→ WHAT THE EXERCISE ASKS:
Skip any picture you find and retype all the remaining lines exactly.

→ SOURCE DATA:
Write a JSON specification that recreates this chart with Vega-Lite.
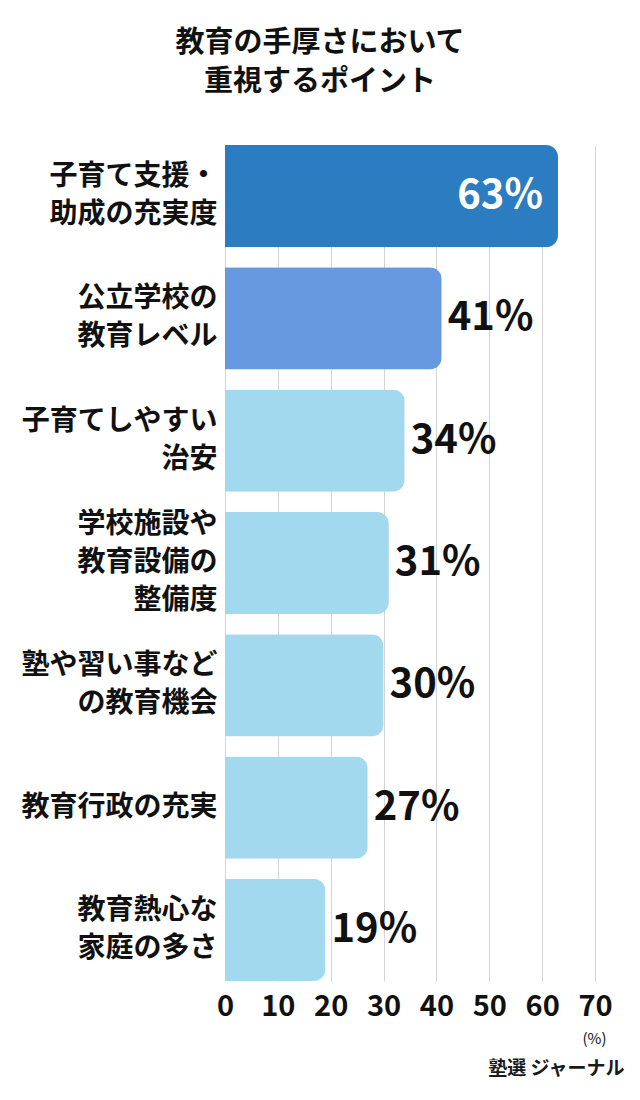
{
  "$schema": "https://vega.github.io/schema/vega-lite/v6.json",
  "width": 370,
  "height": 836,
  "autosize": {"type": "none"},
  "padding": {"top": 145, "left": 225, "right": 45, "bottom": 119},
  "background": "white",
  "config": {
    "font": "Noto Sans CJK JP",
    "view": {"stroke": null}
  },
  "title": {
    "text": ["教育の手厚さにおいて", "重視するポイント"],
    "fontSize": 29,
    "fontWeight": "bold",
    "color": "#111111",
    "lineHeight": 39,
    "anchor": "middle",
    "frame": "group",
    "dx": -90,
    "offset": 19,
    "baseline": "bottom"
  },
  "data": {
    "values": [
      {"item": "子育て支援・\n助成の充実度", "value": 63},
      {"item": "公立学校の\n教育レベル", "value": 41},
      {"item": "子育てしやすい\n治安", "value": 34},
      {"item": "学校施設や\n教育設備の\n整備度", "value": 31},
      {"item": "塾や習い事など\nの教育機会", "value": 30},
      {"item": "教育行政の充実", "value": 27},
      {"item": "教育熱心な\n家庭の多さ", "value": 19}
    ]
  },
  "transform": [
    {"calculate": "datum.value + '%'", "as": "pct"}
  ],
  "encoding": {
    "y": {
      "field": "item",
      "type": "nominal",
      "sort": null,
      "scale": {"paddingInner": 0.165, "paddingOuter": 0},
      "axis": {
        "title": null,
        "labelExpr": "split(datum.label, '\\n')",
        "labelFontSize": 28,
        "labelFontWeight": "bold",
        "labelColor": "#111111",
        "labelLineHeight": 38,
        "labelPadding": 8,
        "labelLimit": 0,
        "labelOffset": {
          "condition": [
            {"test": "length(split(datum.value, '\\n')) == 3", "value": -38},
            {"test": "length(split(datum.value, '\\n')) == 1", "value": 0}
          ],
          "value": -19
        },
        "ticks": false,
        "domain": false
      }
    }
  },
  "layer": [
    {
      "mark": {"type": "bar", "cornerRadiusEnd": 12},
      "encoding": {
        "x": {
          "field": "value",
          "type": "quantitative",
          "scale": {"domain": [0, 70], "nice": false},
          "axis": {
            "orient": "bottom",
            "values": [0, 10, 20, 30, 40, 50, 60, 70],
            "grid": true,
            "gridColor": "#d4d4d4",
            "gridWidth": 1,
            "ticks": false,
            "domain": false,
            "labelFontSize": 29,
            "labelFontWeight": "bold",
            "labelColor": "#111111",
            "labelPadding": 11,
            "labelFlush": false,
            "title": "(%)",
            "titleFontSize": 15,
            "titleFontWeight": "normal",
            "titleColor": "#111111",
            "titleX": 369,
            "titleY": 57,
            "titleAlign": "center",
            "titleBaseline": "middle"
          }
        },
        "color": {
          "field": "item",
          "type": "nominal",
          "scale": {
            "domain": [
              "子育て支援・\n助成の充実度",
              "公立学校の\n教育レベル",
              "子育てしやすい\n治安",
              "学校施設や\n教育設備の\n整備度",
              "塾や習い事など\nの教育機会",
              "教育行政の充実",
              "教育熱心な\n家庭の多さ"
            ],
            "range": ["#2b7cc0", "#6699df", "#a3d9ee", "#a3d9ee", "#a3d9ee", "#a3d9ee", "#a3d9ee"]
          },
          "legend": null
        }
      }
    },
    {
      "transform": [{"filter": "datum.value < 50"}],
      "mark": {
        "type": "text",
        "align": "left",
        "baseline": "middle",
        "dx": 6,
        "fontSize": 40,
        "fontWeight": "bold",
        "color": "#111111"
      },
      "encoding": {
        "x": {
          "field": "value",
          "type": "quantitative",
          "axis": {
            "orient": "bottom",
            "labels": false,
            "ticks": false,
            "domain": false,
            "grid": false,
            "title": "塾選 ジャーナル",
            "titleFontSize": 19,
            "titleFontWeight": "bold",
            "titleColor": "#1a1a1a",
            "titleX": 399,
            "titleY": 87,
            "titleAlign": "right",
            "titleBaseline": "middle"
          }
        },
        "text": {"field": "pct"}
      }
    },
    {
      "transform": [{"filter": "datum.value >= 50"}],
      "mark": {
        "type": "text",
        "align": "right",
        "baseline": "middle",
        "dx": -15,
        "fontSize": 40,
        "fontWeight": "bold",
        "color": "white"
      },
      "encoding": {
        "x": {"field": "value", "type": "quantitative", "axis": null},
        "text": {"field": "pct"}
      }
    }
  ],
  "resolve": {"axis": {"x": "independent"}}
}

→ RESPONSE BELOW:
Write a JSON specification that recreates this chart with Vega-Lite.
{
  "$schema": "https://vega.github.io/schema/vega-lite/v6.json",
  "width": 370,
  "height": 836,
  "autosize": {"type": "none"},
  "padding": {"top": 145, "left": 225, "right": 45, "bottom": 119},
  "background": "white",
  "config": {
    "font": "Noto Sans CJK JP",
    "view": {"stroke": null}
  },
  "title": {
    "text": ["教育の手厚さにおいて", "重視するポイント"],
    "fontSize": 29,
    "fontWeight": "bold",
    "color": "#111111",
    "lineHeight": 39,
    "anchor": "middle",
    "frame": "group",
    "dx": -90,
    "offset": 19,
    "baseline": "bottom"
  },
  "data": {
    "values": [
      {"item": "子育て支援・\n助成の充実度", "value": 63},
      {"item": "公立学校の\n教育レベル", "value": 41},
      {"item": "子育てしやすい\n治安", "value": 34},
      {"item": "学校施設や\n教育設備の\n整備度", "value": 31},
      {"item": "塾や習い事など\nの教育機会", "value": 30},
      {"item": "教育行政の充実", "value": 27},
      {"item": "教育熱心な\n家庭の多さ", "value": 19}
    ]
  },
  "transform": [
    {"calculate": "datum.value + '%'", "as": "pct"}
  ],
  "encoding": {
    "y": {
      "field": "item",
      "type": "nominal",
      "sort": null,
      "scale": {"paddingInner": 0.165, "paddingOuter": 0},
      "axis": {
        "title": null,
        "labelExpr": "split(datum.label, '\\n')",
        "labelFontSize": 28,
        "labelFontWeight": "bold",
        "labelColor": "#111111",
        "labelLineHeight": 38,
        "labelPadding": 8,
        "labelLimit": 0,
        "labelOffset": {
          "condition": [
            {"test": "length(split(datum.value, '\\n')) == 3", "value": -38},
            {"test": "length(split(datum.value, '\\n')) == 1", "value": 0}
          ],
          "value": -19
        },
        "ticks": false,
        "domain": false
      }
    }
  },
  "layer": [
    {
      "mark": {"type": "bar", "cornerRadiusEnd": 12},
      "encoding": {
        "x": {
          "field": "value",
          "type": "quantitative",
          "scale": {"domain": [0, 70], "nice": false},
          "axis": {
            "orient": "bottom",
            "values": [0, 10, 20, 30, 40, 50, 60, 70],
            "grid": true,
            "gridColor": "#d4d4d4",
            "gridWidth": 1,
            "ticks": false,
            "domain": false,
            "labelFontSize": 29,
            "labelFontWeight": "bold",
            "labelColor": "#111111",
            "labelPadding": 11,
            "labelFlush": false,
            "title": "(%)",
            "titleFontSize": 15,
            "titleFontWeight": "normal",
            "titleColor": "#111111",
            "titleX": 369,
            "titleY": 57,
            "titleAlign": "center",
            "titleBaseline": "middle"
          }
        },
        "color": {
          "field": "item",
          "type": "nominal",
          "scale": {
            "domain": [
              "子育て支援・\n助成の充実度",
              "公立学校の\n教育レベル",
              "子育てしやすい\n治安",
              "学校施設や\n教育設備の\n整備度",
              "塾や習い事など\nの教育機会",
              "教育行政の充実",
              "教育熱心な\n家庭の多さ"
            ],
            "range": ["#2b7cc0", "#6699df", "#a3d9ee", "#a3d9ee", "#a3d9ee", "#a3d9ee", "#a3d9ee"]
          },
          "legend": null
        }
      }
    },
    {
      "transform": [{"filter": "datum.value < 50"}],
      "mark": {
        "type": "text",
        "align": "left",
        "baseline": "middle",
        "dx": 6,
        "fontSize": 40,
        "fontWeight": "bold",
        "color": "#111111"
      },
      "encoding": {
        "x": {
          "field": "value",
          "type": "quantitative",
          "axis": {
            "orient": "bottom",
            "labels": false,
            "ticks": false,
            "domain": false,
            "grid": false,
            "title": "塾選 ジャーナル",
            "titleFontSize": 19,
            "titleFontWeight": "bold",
            "titleColor": "#1a1a1a",
            "titleX": 399,
            "titleY": 87,
            "titleAlign": "right",
            "titleBaseline": "middle"
          }
        },
        "text": {"field": "pct"}
      }
    },
    {
      "transform": [{"filter": "datum.value >= 50"}],
      "mark": {
        "type": "text",
        "align": "right",
        "baseline": "middle",
        "dx": -15,
        "fontSize": 40,
        "fontWeight": "bold",
        "color": "white"
      },
      "encoding": {
        "x": {"field": "value", "type": "quantitative", "axis": null},
        "text": {"field": "pct"}
      }
    }
  ],
  "resolve": {"axis": {"x": "independent"}}
}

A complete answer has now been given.